Congress came to see NASA primarily as a jobs program, not an exploratory agency. Slowly, NASA complied with the post-Apollo vision-safety-obsessed, with few big goals for manned flight beyond low Earth orbit. Very little useful science got done in the space station. NASA never did the experiments needed to develop the technologies required for a genuine interplanetary expedition: centrifugal gravity to avoid bodily harm and a truly closed biosphere. The station was about camping in space, not living in space. In that respect it resembled the earlier Russian Mir Station, where crews were allowed a weekly vodka, cognac, and cigarette ration to pass the time...

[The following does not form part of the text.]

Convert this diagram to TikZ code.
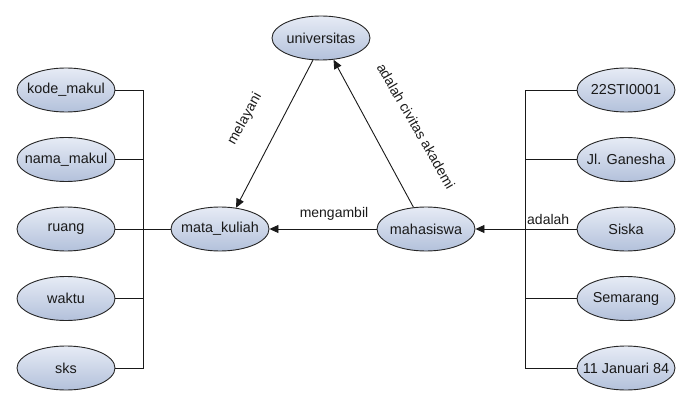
\documentclass[tikz,border=0pt]{standalone}
\usepackage{fontspec}
\setmainfont{Liberation Sans}
\usetikzlibrary{shapes.geometric,arrows.meta}
\definecolor{elltop}{HTML}{E6EBF5}
\definecolor{ellbot}{HTML}{B3C1DB}
\definecolor{txt}{HTML}{1A1A1A}
\begin{document}
\begin{tikzpicture}[x=1pt,y=-1pt,
  ent/.style={ellipse, draw=black!85, line width=0.9pt, top color=elltop, bottom color=ellbot,
    minimum width=98pt, minimum height=44pt, inner sep=0pt, text=txt,
    font=\fontsize{14.4}{16}\selectfont},
  conn/.style={line width=0.9pt, draw=black!90},
  arr/.style={conn, -{Triangle[length=9pt,width=8pt]}},
  lbl/.style={font=\fontsize{14}{16}\selectfont, inner sep=0pt, text=txt}]
\useasboundingbox (0,0) rectangle (687,403);
% left attributes
\node[ent] (kode) at (66,90) {\makebox[0pt]{kode\_makul}};
\node[ent] (nama) at (66,159.5) {\makebox[0pt]{nama\_makul}};
\node[ent] (ruang) at (66,229) {\makebox[0pt]{ruang}};
\node[ent] (waktu) at (66,298.5) {\makebox[0pt]{waktu}};
\node[ent] (sks) at (66,368) {\makebox[0pt]{sks}};
% right attributes
\node[ent] (nim) at (626,90) {\makebox[0pt]{22STI0001}};
\node[ent] (jl) at (626,159.5) {\makebox[0pt]{Jl. Ganesha}};
\node[ent] (siska) at (626,229) {\makebox[0pt]{Siska}};
\node[ent] (smg) at (626,298.5) {\makebox[0pt]{Semarang}};
\node[ent] (tgl) at (626,368) {\makebox[0pt]{11 Januari 84}};
% central
\node[ent] (mata) at (220,229) {\makebox[0pt]{mata\_kuliah}};
\node[ent] (mah) at (426,229) {\makebox[0pt]{mahasiswa}};
\node[ent] (univ) at (321,38) {\makebox[0pt]{universitas}};
% left bar
\coordinate (lt) at (143,90);
\coordinate (lb) at (143,368);
\draw[conn] (kode.east) -- (lt) -- (lb) -- (sks.east);
\draw[conn] (nama.east) -- (nama.east -| lt);
\draw[conn] (waktu.east) -- (waktu.east -| lt);
\draw[conn] (ruang.east) -- (mata.west);
% right bar
\coordinate (rt) at (525,90);
\coordinate (rb) at (525,368);
\draw[conn] (nim.west) -- (rt) -- (rb) -- (tgl.west);
\draw[conn] (jl.west) -- (jl.west -| rt);
\draw[conn] (smg.west) -- (smg.west -| rt);
\draw[arr] (siska.west) -- (mah.east);
% relations
\draw[arr] (mah.west) -- (mata.east);
\draw[arr] (univ.250) -- (mata.53);
\draw[arr] (mah.120) -- (univ.300);
% labels
\node[lbl, rotate=61] (lmel) at (245,119) {melayani};
\node[lbl, rotate=-60] (lciv) at (416,126) {adalah civitas akademi};
\node[lbl] (lmeng) at (334,214) {mengambil};
\node[lbl, anchor=west] (lada) at (527,219) {adalah};
\end{tikzpicture}
\end{document}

Science fiction writers didn't predict the fade-out of NASA's manned space operations, and they weren't prepared with alternative routes to space when that decline became undeniable. Allen Steele, a journalist who once covered NASA and now writes award-winning stories and novels about it, remarks: "Those who equate NASA with space exploration can't see any other options. They got scared away from writing about space, or else became cynical about the whole thing and claimed that space exploration is a failure."

Benford puts most of his hopes into commercial space exploration, and believes that "economically literate" science fiction authors will focus on privately funded, rather than government-funded, space missions. But he also writes, inspiringly, that the passion in science fiction springs from "a deep-rooted human need: to reach out, to prefer movement to stasis, to understand." The whole thing is well worth reading. [Reason Magazine]

DISCUSSION

Corpore Metal

Sigh. Space libertopians. I don't even know where to begin. Benford isn't saying anything I haven't heard a zillion times over and over again in editorial columns of Analog magazine over the last thirty years—wave the magic free market wand and—presto—space is conquered.

It's old. 30 years on in hearing these rants and all I can think of is that old Stevie Wonder song—you know that one, from when Stevie was bad ass before he began to suck.